I want to show, that although the homology groups of $X :=S^1 \vee S^1 \vee S^2$ and the torus $T^2$ are isomorphic, the homology groups of their universal covers are not. Let $U_X$ be the universal cover of $X$
The first part was easy since $\tilde{H}_k(Y_1 \vee Y_2) = \tilde{H}_k(Y_1) \oplus \tilde{H}_k(Y_2)$. The universal cover of $T^2$ is $\Bbb R^2$, since $\Bbb R$ is the universal cover of $S^1$. Therefore $H_k(\Bbb R^2)=0$ if $k>0$ and $H_0(\Bbb R^2)=\Bbb Z$.
Of course computing $H_k(U_X)$ is a way to solve this problem, but I don't know how compute $U_X$. Also my tutor told me, that this is not necessary and the properties of the universal cover are sufficient to solve this.
my thoughts so far
I think, that showing $H_2(U_X)\not= 0$ is now the best way to proof the statement, because $H_2(S^2)= \Bbb Z$ and $S^2$ is the universal cover of $S^2$ and has to be "contained" in $U_X$ somehow…
Let $p \colon U_X \to X$ the covering map.

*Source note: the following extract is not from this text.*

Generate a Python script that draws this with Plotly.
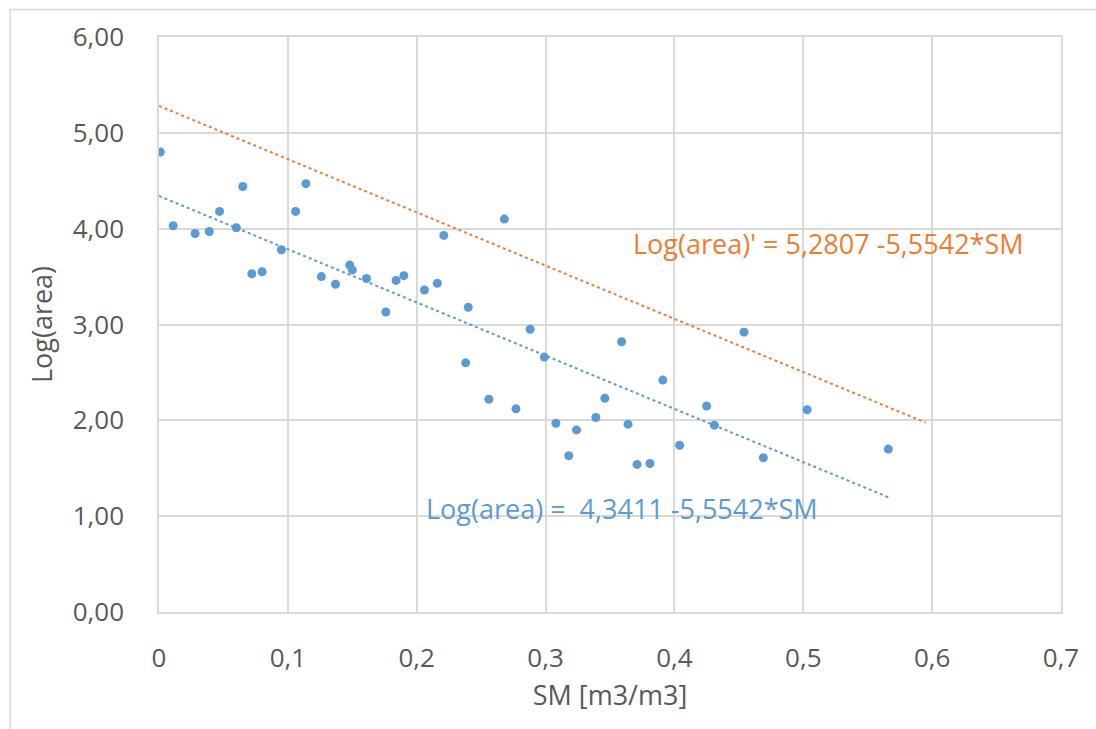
import plotly.graph_objects as go

# Data
sm = [0.001, 0.011, 0.028, 0.039, 0.047, 0.060, 0.065, 0.072, 0.080, 0.095,
      0.106, 0.114, 0.126, 0.137, 0.148, 0.150, 0.161, 0.176, 0.184, 0.190,
      0.206, 0.216, 0.221, 0.240, 0.268, 0.288, 0.238, 0.299, 0.256, 0.277,
      0.308, 0.324, 0.339, 0.346, 0.359, 0.364, 0.318, 0.371, 0.381, 0.391,
      0.404, 0.425, 0.431, 0.454, 0.469, 0.503, 0.566]
log_area = [4.80, 4.03, 3.95, 3.97, 4.18, 4.01, 4.44, 3.53, 3.55, 3.78,
            4.18, 4.47, 3.50, 3.42, 3.62, 3.57, 3.48, 3.13, 3.46, 3.51,
            3.36, 3.43, 3.93, 3.18, 4.10, 2.95, 2.60, 2.66, 2.22, 2.12,
            1.97, 1.90, 2.03, 2.23, 2.82, 1.96, 1.63, 1.54, 1.55, 2.42,
            1.74, 2.15, 1.95, 2.92, 1.61, 2.11, 1.70]

# Trend line parameters
blue_intercept, blue_slope = 4.3411, -5.5542
orange_intercept, orange_slope = 5.2807, -5.5542
blue_x = [0.0, 0.566]
orange_x = [0.0, 0.595]

blue_label = "Log(area) =  4,3411 -5,5542*SM"
orange_label = "Log(area)' = 5,2807 -5,5542*SM"

x_ticks = [0, 0.1, 0.2, 0.3, 0.4, 0.5, 0.6, 0.7]
y_ticks = [0, 1, 2, 3, 4, 5, 6]

BLUE = "#5B9BD5"
ORANGE = "#ED7D31"
GRAY = "#595959"
GRID = "#D9D9D9"
FONT = "Open Sans"

fig = go.Figure()

fig.add_trace(go.Scatter(
    x=blue_x, y=[blue_intercept + blue_slope * v for v in blue_x],
    mode="lines", line=dict(color=BLUE, width=2, dash="dot"),
    showlegend=False, hoverinfo="skip"))
fig.add_trace(go.Scatter(
    x=orange_x, y=[orange_intercept + orange_slope * v for v in orange_x],
    mode="lines", line=dict(color=ORANGE, width=2, dash="dot"),
    showlegend=False, hoverinfo="skip"))
fig.add_trace(go.Scatter(
    x=sm, y=log_area, mode="markers",
    marker=dict(color=BLUE, size=9, line=dict(width=0)),
    showlegend=False))

fig.add_annotation(x=0.5195, y=3.85, xref="x", yref="y", text=orange_label,
                   showarrow=False, xanchor="center", yanchor="middle",
                   font=dict(family=FONT, size=27, color=ORANGE))
fig.add_annotation(x=0.359, y=1.08, xref="x", yref="y", text=blue_label,
                   showarrow=False, xanchor="center", yanchor="middle",
                   font=dict(family=FONT, size=27, color=BLUE))

# outer chart border
fig.add_shape(type="rect", xref="paper", yref="paper",
              x0=-0.165, x1=1.2, y0=-0.4, y1=1.048,
              line=dict(color=GRID, width=1.5), layer="below")

fig.update_layout(
    width=1096, height=729,
    margin=dict(l=159, r=35, t=37, b=117),
    paper_bgcolor="white", plot_bgcolor="white",
    separators=", ",
    font=dict(family=FONT, color=GRAY),
    xaxis=dict(range=[0, 0.7], tickvals=x_ticks, tickformat=".1~f",
               showgrid=True, gridcolor=GRID, gridwidth=1.5,
               showline=True, linecolor=GRID, linewidth=1.5, mirror=True,
               zeroline=False, ticks="outside", ticklen=22,
               tickcolor="rgba(0,0,0,0)",
               tickfont=dict(family=FONT, size=26, color=GRAY),
               title=dict(text="SM [m3/m3]", standoff=12,
                          font=dict(family=FONT, size=27, color=GRAY))),
    yaxis=dict(range=[0, 6], tickvals=y_ticks, tickformat=".2f",
               showgrid=True, gridcolor=GRID, gridwidth=1.5,
               showline=True, linecolor=GRID, linewidth=1.5, mirror=True,
               zeroline=False, ticks="outside", ticklen=28,
               tickcolor="rgba(0,0,0,0)",
               tickfont=dict(family=FONT, size=26, color=GRAY),
               title=dict(text="Log(area)", standoff=12,
                          font=dict(family=FONT, size=27, color=GRAY))),
)

fig.write_html("out.html")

I tried to show that the induced map $p_* \colon H_2(U_X) \to H_2(X) \cong \Bbb Z$ has non-trivial image (or even is surjective) by looking at the pair sequences of $(U_X,A)$ and $(X,B)$, where $A \subset U_X$ is one of the disjoint subsets of $p^{-1}(B)$, but that did not work out.
Thanks in advance for any help 🙂
PS: I already read this, but it didn't help me for the reasons mentioned above.
Best Answer
The universal cover of $T$ is contractible hence homology vanishes. Now consider $\hat X$ the universal cover. You know that $H_2(X) \neq 0$ and you also know that you have the inclusion $i: S^2 \to X$ and that $H_2(i):H_2(S^2)\to H_2(X)$ is non-trivial. But $S^2$ is simply connected, hence there is a lift $\tilde i:S^2 \to \hat X$ and since $H_2(i)=H_2(p\tilde i)=H_2(p)H_2(\tilde i)$ is non trivial as mentioned before, so is $H_2(\tilde i)$. In particular $\hat X$ has non-trivial homology.